You can easily get cases where there is no definate order of what triangle is in front. (It is easy enough to construct a test case but I not so sure how often it would happen in practice)
Sorting based on primitive is, after all, the painter’s algorithm and so of course this problem comes up. It’s why z-buffers are used instead; but z-buffers only became practical when using that much memory on a frame-buffer wasn’t an issue.

However, implementing the equivilent of z-buffering for order independent transparency is, arguably, not a trivial extension to z-buffers and so my proposal was to fall-back to the painter’s algorithm.

But the trick is that this is a problem only for objects that have order dependent transparency. Not all transparency is order dependent (eg. setting the destination coefficient to zero), and the entire scene is not order dependent, either. My argument was to partition the incoming geometry into two sets: the order dependency set that’s stored for later, and the INdependent set that is rendered per normal. The order dependent set could then be sorted and rendered as normal (ie. including z-buffer for transparency fragments) just before the buffer is swapped.

I argue that this would get you 95% of the functionality you want from this system without too much of a memory burden. The driver has to separatre and sort triangles, and there is a potential problem from mutually overlapping triangles. But: the mutual exclusion isn’t a problem for occlusion, since you’d still use the z-buffer: it is ONLY a problem for computing the final colour because of ordering difficulties, and this is potentially true for only a small part of the scene.

I argue that its a reasonable compromise.

The linked-list-per-pixel approach was used in REYES in the mid-1980s - try Googling for REYES “A-Buffer”. That was software rather than hardware, of course.

Yep, a pointerless approach would probably be better for hardware, in terms of price and/or performance.

The R-buffer (c. 2001) provides for a pointerless implementation of the A-buffer, and the authors claim certain advantages over the F-buffer:
http://portal.acm.org/citation.cfm?id=383529&dl=ACM&coll=GUIDE

P.S. There be a lot of buffers here!

Here’s an extension (c. 2003) to the R-buffer that opts for a geometric rather than shaded fragment representation:
http://www.hybrid.fi/main/research/delaystreams/delaystreams.pdf

Add another one: The k-buffer :

No x-buffer? That will sound like p0rnz!

Originally posted by santyhammer:
No x-buffer? That will sound like p0rnz!
The xxx-buffer, a buffer that only stores red, flesh tones and obnoxious music.

Anyway, i don’t think any of these buffers will make it into hardware, they are to specialized.
If anything like this makes it in to hardware then it will be the most versatile but yet simplest one of them all.

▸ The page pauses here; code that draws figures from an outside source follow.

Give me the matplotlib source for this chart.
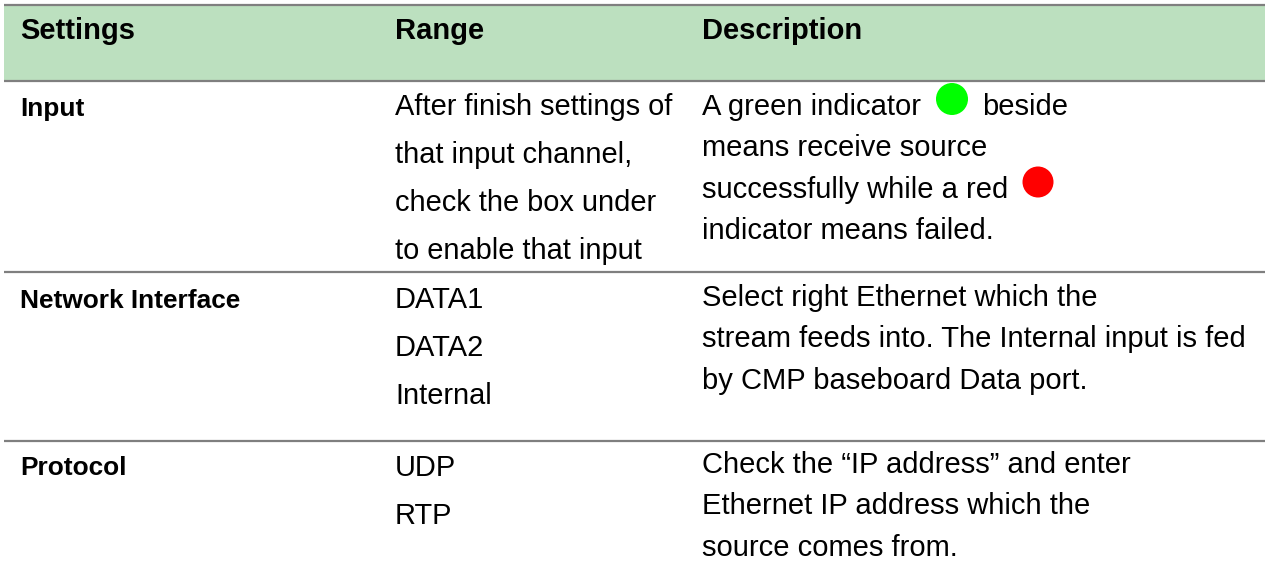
import matplotlib
matplotlib.use('Agg')
import matplotlib.pyplot as plt
from matplotlib.patches import Circle, Rectangle

plt.rcParams['font.family'] = ['Liberation Sans', 'DejaVu Sans']

headers = ['Settings', 'Range', 'Description']
settings = ['Input', 'Network Interface', 'Protocol']
ranges = [
    ['After finish settings of', 'that input channel,', 'check the box under', 'to enable that input'],
    ['DATA1', 'DATA2', 'Internal'],
    ['UDP', 'RTP'],
]
descriptions = [
    ['A green indicator', 'means receive source', 'successfully while a red', 'indicator means failed.'],
    ['Select right Ethernet which the', 'stream feeds into. The Internal input is fed', 'by CMP baseboard Data port.'],
    ['Check the \u201cIP address\u201d and enter', 'Ethernet IP address which the', 'source comes from.'],
]

# layout, in pixels of the picture
W, H = 1265, 565
col_x = [20, 395, 702]
table_left = 4
rule_y = [5, 81, 272, 441]
setting_base = [116, 308, 475]
range_base = [115, 308, 476]
desc_base = [115, 306, 473]
range_gap = 48
desc_gap = 41.3
range_size = 20.85
desc_size = 21.0
setting_size = 18.9
header_size = 21.0

fig = plt.figure(figsize=(W / 100, H / 100), dpi=100)
ax = fig.add_axes([0, 0, 1, 1])
ax.set_xlim(0, W)
ax.set_ylim(H, 0)
ax.axis('off')

ax.add_patch(Rectangle((table_left, rule_y[0]), W - table_left, rule_y[1] - rule_y[0],
                       facecolor='#bce0bf', edgecolor='none'))
for y in rule_y:
    ax.plot([table_left, W], [y, y], color='#7f7f7f', lw=1.6, solid_capstyle='butt')

for x, name in zip(col_x, headers):
    ax.text(x, 39, name, fontsize=header_size, fontweight='bold', va='baseline', color='black')

for i, name in enumerate(settings):
    ax.text(col_x[0], setting_base[i], name, fontsize=setting_size, fontweight='bold', va='baseline', color='black')
    for j, line in enumerate(ranges[i]):
        ax.text(col_x[1], range_base[i] + j * range_gap, line, fontsize=range_size, va='baseline', color='black')
    for j, line in enumerate(descriptions[i]):
        ax.text(col_x[2], desc_base[i] + j * desc_gap, line, fontsize=desc_size, va='baseline', color='black')

# the word after the green dot and the two indicator dots
ax.text(982, 115, 'beside', fontsize=desc_size, va='baseline', color='black')
ax.add_patch(Circle((952, 99), 16, facecolor='#00ff00', edgecolor='none'))
ax.add_patch(Circle((1038, 182), 15.5, facecolor='#ff0000', edgecolor='none'))

fig.savefig('out.png', dpi=100)
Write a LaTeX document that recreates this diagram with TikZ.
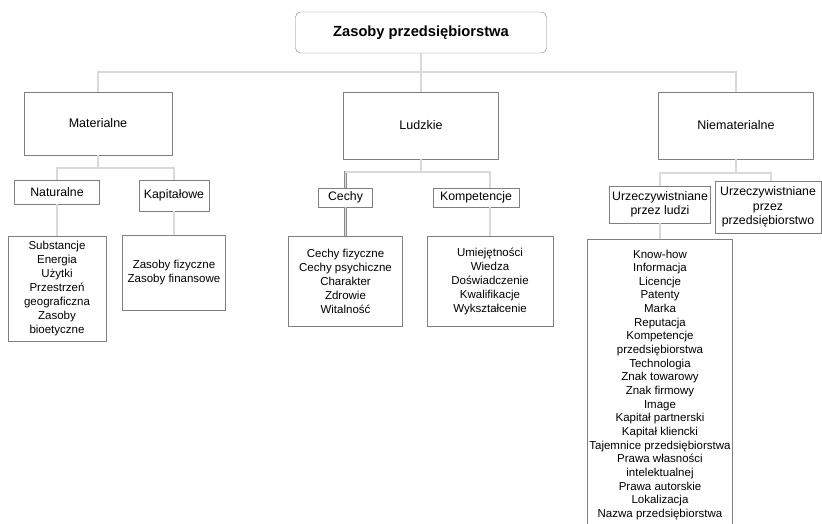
\documentclass[tikz,border=0pt]{standalone}
\usepackage{fontspec}
\setmainfont{Liberation Sans}

\begin{document}
\begin{tikzpicture}[
    x=1pt, y=-1pt,
    topbox/.style={rectangle, draw=gray, rounded corners=5pt, minimum width=251pt, minimum height=41pt, font=\bfseries\fontsize{14.7}{17}\selectfont},
    mainbox/.style={rectangle, draw=gray, minimum width=155pt, minimum height=67pt, font=\fontsize{12.5}{15}\selectfont},
    subbox/.style={rectangle, draw=gray, inner sep=0pt, align=center, font=\fontsize{12.3}{14.3}\selectfont},
    listbox/.style={rectangle, draw=gray, inner sep=0pt, align=center, font=\fontsize{11.5}{14}\selectfont},
    conn/.style={draw=gray!90, double=gray!30, double distance=1.2pt, line width=0.7pt}
]
\useasboundingbox (0,0) rectangle (822,523);
\clip (0,0) rectangle (822,523);

% Korzen i poziom 1
\node[topbox] (top) at (421,32.5) {Zasoby przedsiębiorstwa};
\node[mainbox, minimum width=148pt, minimum height=63pt] (mat) at (98,123.5) {Materialne};
\node[mainbox] (lud) at (421,125.5) {Ludzkie};
\node[mainbox] (niem) at (736,125.5) {Niematerialne};

% Materialne
\node[subbox, minimum width=85pt, minimum height=24pt] (nat) at (57,192) {Naturalne};
\node[subbox, minimum width=70pt, minimum height=31pt] (kap) at (174,195.5) {Kapitałowe};
\node[listbox, minimum width=98pt, minimum height=105pt] (natl) at (57,288.5) {Substancje\\Energia\\Użytki\\Przestrzeń\\geograficzna\\Zasoby\\bioetyczne};
\node[listbox, minimum width=103pt, minimum height=75pt] (kapl) at (174,272.5) {Zasoby fizyczne\\Zasoby finansowe};

% Ludzkie
\node[subbox, minimum width=54pt, minimum height=19pt] (cech) at (345.5,197.5) {Cechy};
\node[subbox, minimum width=86pt, minimum height=19pt] (komp) at (476,197.5) {Kompetencje};
\node[listbox, minimum width=114pt, minimum height=90pt] (cechl) at (345.5,281) {Cechy fizyczne\\Cechy psychiczne\\Charakter\\Zdrowie\\Witalność};
\node[listbox, minimum width=126pt, minimum height=90pt] (kompl) at (490,281) {Umiejętności\\Wiedza\\Doświadczenie\\Kwalifikacje\\Wykształcenie};

% Niematerialne
\node[subbox, minimum width=101pt, minimum height=37pt] (uzl) at (660,204.5) {Urzeczywistniane\\przez ludzi};
\node[subbox, minimum width=106pt, minimum height=52pt] (uzp) at (768,207) {Urzeczywistniane\\przez\\przedsiębiorstwo};
\node[listbox, font=\fontsize{11.5}{13.65}\selectfont, anchor=north, minimum width=145pt, minimum height=291pt, inner ysep=4pt] (big) at (660,239)
  {Know-how\\Informacja\\Licencje\\Patenty\\Marka\\Reputacja\\Kompetencje\\przedsiębiorstwa\\Technologia\\Znak towarowy\\Znak firmowy\\Image\\Kapitał partnerski\\Kapitał kliencki\\Tajemnice przedsiębiorstwa\\Prawa własności\\intelektualnej\\Prawa autorskie\\Lokalizacja\\Nazwa przedsiębiorstwa};

% Polaczenia
\coordinate (j0) at (421,72);
\coordinate (j1) at (98,168);
\coordinate (j2) at (421,172);
\coordinate (j3) at (736,173);
\draw[conn] (mat.north) |- (j0) -| (niem.north) (top.south) -- (lud.north);
\draw[conn] (nat.north) |- (j1) -| (kap.north) (mat.south) -- (j1);
\draw[conn] (nat.south) -- (natl.north);
\draw[conn] (kap.south) -- (kapl.north);
\draw[conn] (cech.north) |- (j2) -| (kompl.north |- komp.north) (lud.south) -- (j2);
\draw[conn] (cech.south) -- (cechl.north);
\draw[conn] (kompl.north |- komp.south) -- (kompl.north);
\draw[conn] (uzl.north) |- (j3) -| ([xshift=3pt]uzp.north) (niem.south) -- (j3);
\draw[conn] (uzl.south) -- (big.north);

\end{tikzpicture}
\end{document}
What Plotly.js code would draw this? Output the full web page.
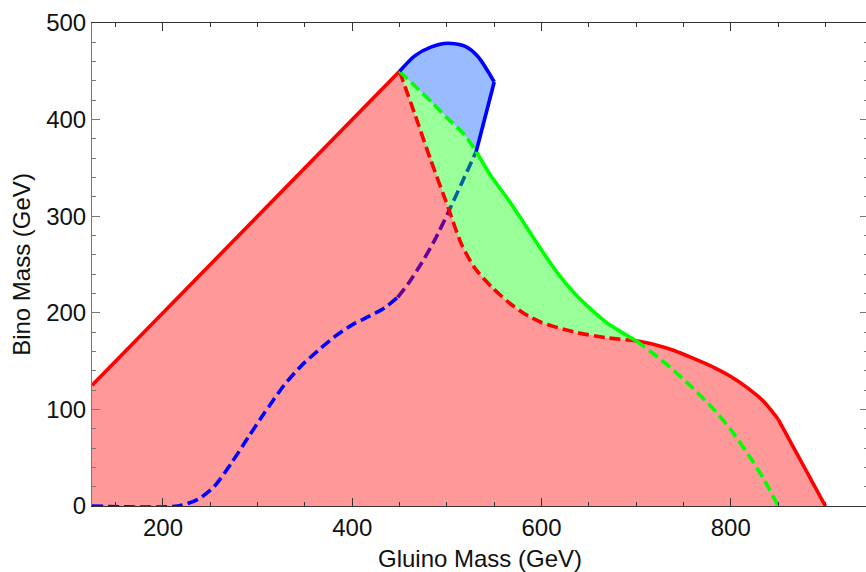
<!DOCTYPE html>
<html>
<head>
<meta charset="utf-8">
<script src="https://cdn.plot.ly/plotly-3.0.1.min.js"></script>
<style>
html,body{margin:0;padding:0;overflow:hidden;background:#fff;}
#chart{width:870px;height:572px;}
</style>
</head>
<body>
<div id="chart"></div>
<script>
// ---- data (GeV) ----
const redSolidLeftX = [125, 450];
const redSolidLeftY = [125, 450];
const redDashX = [450, 466, 483, 501, 515, 529, 547, 565, 582, 600, 635, 670, 700];
const redDashY = [450, 406, 358, 310, 272, 247, 227, 211, 199, 190, 180, 174, 171];
const redRightX = [700, 720, 740, 760, 783, 800, 818, 835, 850, 900];
const redRightY = [171, 167, 161, 153, 143, 134, 122, 108, 90, 0];
const greenDashTopX = [450, 467, 484, 501, 518, 531];
const greenDashTopY = [450, 434, 418, 401, 385, 367];
const greenSolidX = [531, 547, 565, 582, 600, 617, 635, 653, 670, 700];
const greenSolidY = [367, 341, 317, 292, 265, 241, 220, 203, 189, 171];
const greenDashLowX = [700, 723, 740, 760, 783, 800, 818, 836, 850];
const greenDashLowY = [171, 154, 140, 122, 99, 79, 54, 26, 0];
const blueSolidX = [450, 466, 483, 501, 519, 533, 550, 531];
const blueSolidY = [450, 466, 475, 479, 476, 465, 439, 367];
const blueDashX = [125, 216, 237, 254, 272, 290, 307, 328, 346, 364, 381, 399, 417, 434, 448, 459, 473, 487, 501, 516, 531];
const blueDashY = [0, 0, 7, 20, 44, 71, 96, 125, 145, 161, 175, 187, 196, 205, 216, 230, 251, 275, 303, 335, 367];
const xTicks = [200, 400, 600, 800];
const yTicks = [0, 100, 200, 300, 400, 500];

// ---- build polygons from the boundary arrays ----
const rev = a => a.slice().reverse();
const redFillX = [125].concat(redSolidLeftX, redDashX.slice(1), redRightX.slice(1), [125]);
const redFillY = [0].concat(redSolidLeftY, redDashY.slice(1), redRightY.slice(1), [0]);
const greenFillX = greenDashTopX.concat(greenSolidX.slice(1), rev(redDashX).slice(1));
const greenFillY = greenDashTopY.concat(greenSolidY.slice(1), rev(redDashY).slice(1));
const blueFillX = blueSolidX.concat(rev(greenDashTopX).slice(1));
const blueFillY = blueSolidY.concat(rev(greenDashTopY).slice(1));

const split = blueDashX.indexOf(448);
const blueOverX = blueDashX.slice(0, split + 1), blueOverY = blueDashY.slice(0, split + 1);
const blueUnderX = blueDashX.slice(split), blueUnderY = blueDashY.slice(split);

const RED = 'rgb(255,0,0)', GREEN = 'rgb(0,255,0)', BLUE = 'rgb(0,0,255)';
const DASH = '11px,5px';
const W = 3.6;

function line(x, y, color, dash, shape) {
  return {x, y, type: 'scatter', mode: 'lines', hoverinfo: 'skip', showlegend: false,
    line: {color, width: W, dash: dash || 'solid', shape: shape || 'spline', smoothing: 0.7}};
}
function fill(x, y, color) {
  return {x, y, type: 'scatter', mode: 'lines', fill: 'toself', fillcolor: color,
    hoverinfo: 'skip', showlegend: false, line: {width: 0, color: 'rgba(0,0,0,0)'}};
}

const traces = [
  line(blueUnderX, blueUnderY, BLUE, DASH),
  fill(redFillX, redFillY, 'rgba(255,0,0,0.4)'),
  fill(greenFillX, greenFillY, 'rgba(0,255,0,0.4)'),
  fill(blueFillX, blueFillY, 'rgba(0,85,255,0.4)'),
  line(blueOverX, blueOverY, BLUE, DASH),
  line(redSolidLeftX, redSolidLeftY, RED, 'solid', 'linear'),
  line(redDashX, redDashY, RED, DASH),
  line(redRightX.slice(0, 9), redRightY.slice(0, 9), RED, 'solid'),
  line(redRightX.slice(8), redRightY.slice(8), RED, 'solid', 'linear'),
  line(greenDashTopX, greenDashTopY, GREEN, DASH),
  line(greenSolidX, greenSolidY, GREEN, 'solid'),
  line(greenDashLowX, greenDashLowY, GREEN, DASH),
  line(blueSolidX.slice(0, 7), blueSolidY.slice(0, 7), BLUE, 'solid'),
  line(blueSolidX.slice(6), blueSolidY.slice(6), BLUE, 'solid', 'linear')
];

const FONT = {family: '"Liberation Sans", Arial, sans-serif', size: 24, color: '#111'};
const axisCommon = {
  showgrid: false, zeroline: false, showline: true, mirror: 'ticks',
  ticks: 'inside', ticklen: 8, tickwidth: 1, tickfont: FONT
};

const layout = {
  width: 870, height: 572,
  margin: {l: 92, r: 2, t: 23, b: 66},
  paper_bgcolor: '#fff', plot_bgcolor: '#fff',
  font: FONT,
  xaxis: Object.assign({}, axisCommon, {
    range: [125, 945], tickvals: xTicks, ticktext: xTicks.map(String),
    linecolor: '#333', tickcolor: '#333',
    minor: {dtick: 50, tick0: 0, ticks: 'inside', ticklen: 4, tickcolor: '#333', showgrid: false},
    title: {text: 'Gluino Mass (GeV)', font: FONT, standoff: 12}
  }),
  yaxis: Object.assign({}, axisCommon, {
    range: [0, 500], tickvals: yTicks, ticktext: yTicks.map(String),
    linecolor: '#777', tickcolor: '#777',
    minor: {dtick: 20, tick0: 0, ticks: 'inside', ticklen: 4, tickcolor: '#777', showgrid: false},
    title: {text: 'Bino Mass (GeV)', font: FONT, standoff: 8}
  })
};

Plotly.newPlot('chart', traces, layout, {staticPlot: true, displayModeBar: false});
</script>
</body>
</html>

Possibly something that can be implemented using only the blend shader and a heap of MRTs.

Aka the k-buffer

Yep, MRTs and a blend stage of sorts (depth peeling). The link I posted up there somewhere demonstrates the idea on yesterday’s hardware using MRTs and a frag shader (it’s in hlsl though).

For transparency the k-Buffer seems to require some object space sorting, and is still k-size and depth complexity dependent. But I like it.

Originally posted by Leghorn:
Yep, MRTs and a blend stage of sorts (depth peeling). The link I posted up there somewhere demonstrates the idea on yesterday’s hardware using MRTs and a frag shader (it’s in hlsl though).
I don’t think i would call it depth peeling, that would require you to render the same scene multiple times, and that’s bad because there are so many simpler methods that only require you to render it once, i think it’s simple to implement, but i do need a blend shader that can freely read and write to/from the frame/depth/stencil buffer + MRT.

Originally posted by Leghorn:

For transparency the k-Buffer seems to require some object space sorting.
true, but it’s a minor task compared to sorting and splitting(if needed) every transparent polygon.

I like all of them, 3D graphics algorithms named like Rebel Alliance space fighters.